··· DATASET CONTENT ···
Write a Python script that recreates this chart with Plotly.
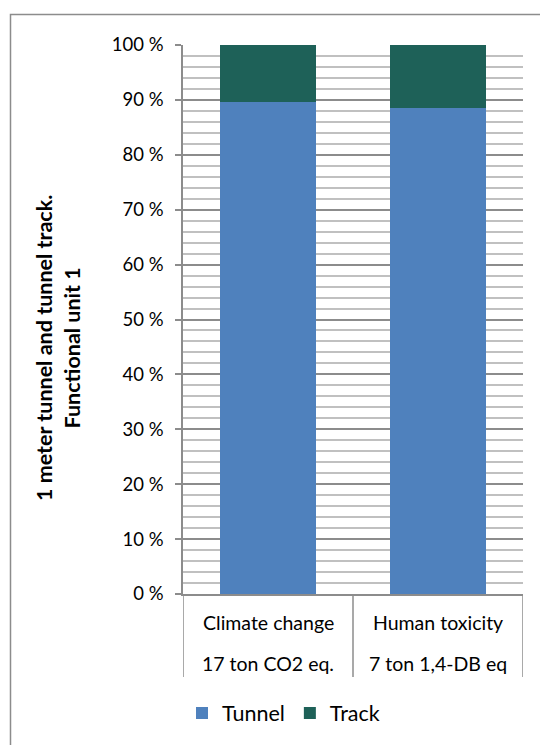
import plotly.graph_objects as go

categories = ["Climate change", "Human toxicity"]
units = ["17 ton CO2 eq.", "7 ton 1,4-DB eq"]
tunnel = [89.7, 88.6]
track = [10.3, 11.4]

FONT = "Lato"
GRID_MAJOR = "#8c8c8c"
GRID_MINOR = "#c0c0c0"

# the page body adds an 8px margin, so work in page px and shift by it
OFF = 8
FIG_W, FIG_H = 548, 745
PLOT_X0, PLOT_X1 = 183, 523
PLOT_Y0, PLOT_Y1 = 45, 594
L = PLOT_X0 - OFF
T = PLOT_Y0 - OFF
R = FIG_W - (PLOT_X1 - OFF)
B = FIG_H - (PLOT_Y1 - OFF)
W = PLOT_X1 - PLOT_X0
H = PLOT_Y1 - PLOT_Y0


def px_x(px):
    return (px - PLOT_X0) / W


def px_y(py):
    return (PLOT_Y1 - py) / H


fig = go.Figure()
fig.add_trace(go.Bar(x=categories, y=tunnel, name="Tunnel", marker_color="#4f81bd",
                     marker_line_width=0, width=0.57))
fig.add_trace(go.Bar(x=categories, y=track, name="Track", marker_color="#1e6158",
                     marker_line_width=0, width=0.57))

fig.update_layout(
    barmode="stack",
    width=FIG_W, height=FIG_H,
    margin=dict(l=L, r=R, t=T, b=B, autoexpand=False),
    paper_bgcolor="white", plot_bgcolor="white",
    font=dict(family=FONT, size=18, color="#000000"),
    showlegend=True,
    legend=dict(orientation="h", x=px_x(182), y=px_y(713), xanchor="left", yanchor="middle",
                font=dict(size=21.5), itemwidth=30, traceorder="normal", itemclick=False),
)

fig.update_xaxes(
    showticklabels=False, showgrid=False, showline=True, linecolor=GRID_MAJOR, linewidth=1.5,
    range=[-0.5, 1.5], fixedrange=True,
)
fig.update_yaxes(
    range=[0, 100], dtick=10, ticksuffix=" %", showline=True, linecolor=GRID_MAJOR, linewidth=1.5,
    ticks="outside", ticklen=6, tickcolor=GRID_MAJOR, tickwidth=1.5, ticklabelstandoff=8,
    showgrid=True, gridcolor=GRID_MAJOR, gridwidth=1.5, zeroline=False,
    tickfont=dict(size=18.5),
    minor=dict(dtick=2, showgrid=True, gridcolor=GRID_MINOR, gridwidth=1.5, ticks=""),
)

# category label box separators
for xv in [-0.5, 0.5, 1.5]:
    fig.add_shape(type="line", xref="x", yref="paper", x0=xv, x1=xv, y0=0, y1=px_y(677),
                  line=dict(color=GRID_MAJOR, width=1.5))

for c, u in zip(categories, units):
    fig.add_annotation(x=c, y=px_y(622), xref="x", yref="paper", text=c, showarrow=False,
                       xanchor="center", yanchor="middle", font=dict(size=19.5))
    fig.add_annotation(x=c, y=px_y(663), xref="x", yref="paper", text=u, showarrow=False,
                       xanchor="center", yanchor="middle", font=dict(size=19.5))

# y title
fig.add_annotation(x=px_x(58), y=px_y(348), xref="paper", yref="paper",
                   text="<b>1 meter tunnel and tunnel track.</b><br><b>Functional unit 1</b>",
                   textangle=-90, showarrow=False, xanchor="center", yanchor="middle",
                   font=dict(size=21.5))

# chart outer border
fig.add_shape(type="rect", xref="paper", yref="paper", x0=px_x(10.5), x1=px_x(570),
              y0=px_y(770), y1=px_y(14.5), line=dict(color="#8c8c8c", width=1.5),
              fillcolor="rgba(0,0,0,0)", layer="below")

fig.write_html("out.html")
···
OBJECTIVE — Make an exact reproduction of the listing above, without any pictures.

IN RESPONSE —
Write a Python script that recreates this chart with Plotly.
import plotly.graph_objects as go

categories = ["Climate change", "Human toxicity"]
units = ["17 ton CO2 eq.", "7 ton 1,4-DB eq"]
tunnel = [89.7, 88.6]
track = [10.3, 11.4]

FONT = "Lato"
GRID_MAJOR = "#8c8c8c"
GRID_MINOR = "#c0c0c0"

# the page body adds an 8px margin, so work in page px and shift by it
OFF = 8
FIG_W, FIG_H = 548, 745
PLOT_X0, PLOT_X1 = 183, 523
PLOT_Y0, PLOT_Y1 = 45, 594
L = PLOT_X0 - OFF
T = PLOT_Y0 - OFF
R = FIG_W - (PLOT_X1 - OFF)
B = FIG_H - (PLOT_Y1 - OFF)
W = PLOT_X1 - PLOT_X0
H = PLOT_Y1 - PLOT_Y0


def px_x(px):
    return (px - PLOT_X0) / W


def px_y(py):
    return (PLOT_Y1 - py) / H


fig = go.Figure()
fig.add_trace(go.Bar(x=categories, y=tunnel, name="Tunnel", marker_color="#4f81bd",
                     marker_line_width=0, width=0.57))
fig.add_trace(go.Bar(x=categories, y=track, name="Track", marker_color="#1e6158",
                     marker_line_width=0, width=0.57))

fig.update_layout(
    barmode="stack",
    width=FIG_W, height=FIG_H,
    margin=dict(l=L, r=R, t=T, b=B, autoexpand=False),
    paper_bgcolor="white", plot_bgcolor="white",
    font=dict(family=FONT, size=18, color="#000000"),
    showlegend=True,
    legend=dict(orientation="h", x=px_x(182), y=px_y(713), xanchor="left", yanchor="middle",
                font=dict(size=21.5), itemwidth=30, traceorder="normal", itemclick=False),
)

fig.update_xaxes(
    showticklabels=False, showgrid=False, showline=True, linecolor=GRID_MAJOR, linewidth=1.5,
    range=[-0.5, 1.5], fixedrange=True,
)
fig.update_yaxes(
    range=[0, 100], dtick=10, ticksuffix=" %", showline=True, linecolor=GRID_MAJOR, linewidth=1.5,
    ticks="outside", ticklen=6, tickcolor=GRID_MAJOR, tickwidth=1.5, ticklabelstandoff=8,
    showgrid=True, gridcolor=GRID_MAJOR, gridwidth=1.5, zeroline=False,
    tickfont=dict(size=18.5),
    minor=dict(dtick=2, showgrid=True, gridcolor=GRID_MINOR, gridwidth=1.5, ticks=""),
)

# category label box separators
for xv in [-0.5, 0.5, 1.5]:
    fig.add_shape(type="line", xref="x", yref="paper", x0=xv, x1=xv, y0=0, y1=px_y(677),
                  line=dict(color=GRID_MAJOR, width=1.5))

for c, u in zip(categories, units):
    fig.add_annotation(x=c, y=px_y(622), xref="x", yref="paper", text=c, showarrow=False,
                       xanchor="center", yanchor="middle", font=dict(size=19.5))
    fig.add_annotation(x=c, y=px_y(663), xref="x", yref="paper", text=u, showarrow=False,
                       xanchor="center", yanchor="middle", font=dict(size=19.5))

# y title
fig.add_annotation(x=px_x(58), y=px_y(348), xref="paper", yref="paper",
                   text="<b>1 meter tunnel and tunnel track.</b><br><b>Functional unit 1</b>",
                   textangle=-90, showarrow=False, xanchor="center", yanchor="middle",
                   font=dict(size=21.5))

# chart outer border
fig.add_shape(type="rect", xref="paper", yref="paper", x0=px_x(10.5), x1=px_x(570),
              y0=px_y(770), y1=px_y(14.5), line=dict(color="#8c8c8c", width=1.5),
              fillcolor="rgba(0,0,0,0)", layer="below")

fig.write_html("out.html")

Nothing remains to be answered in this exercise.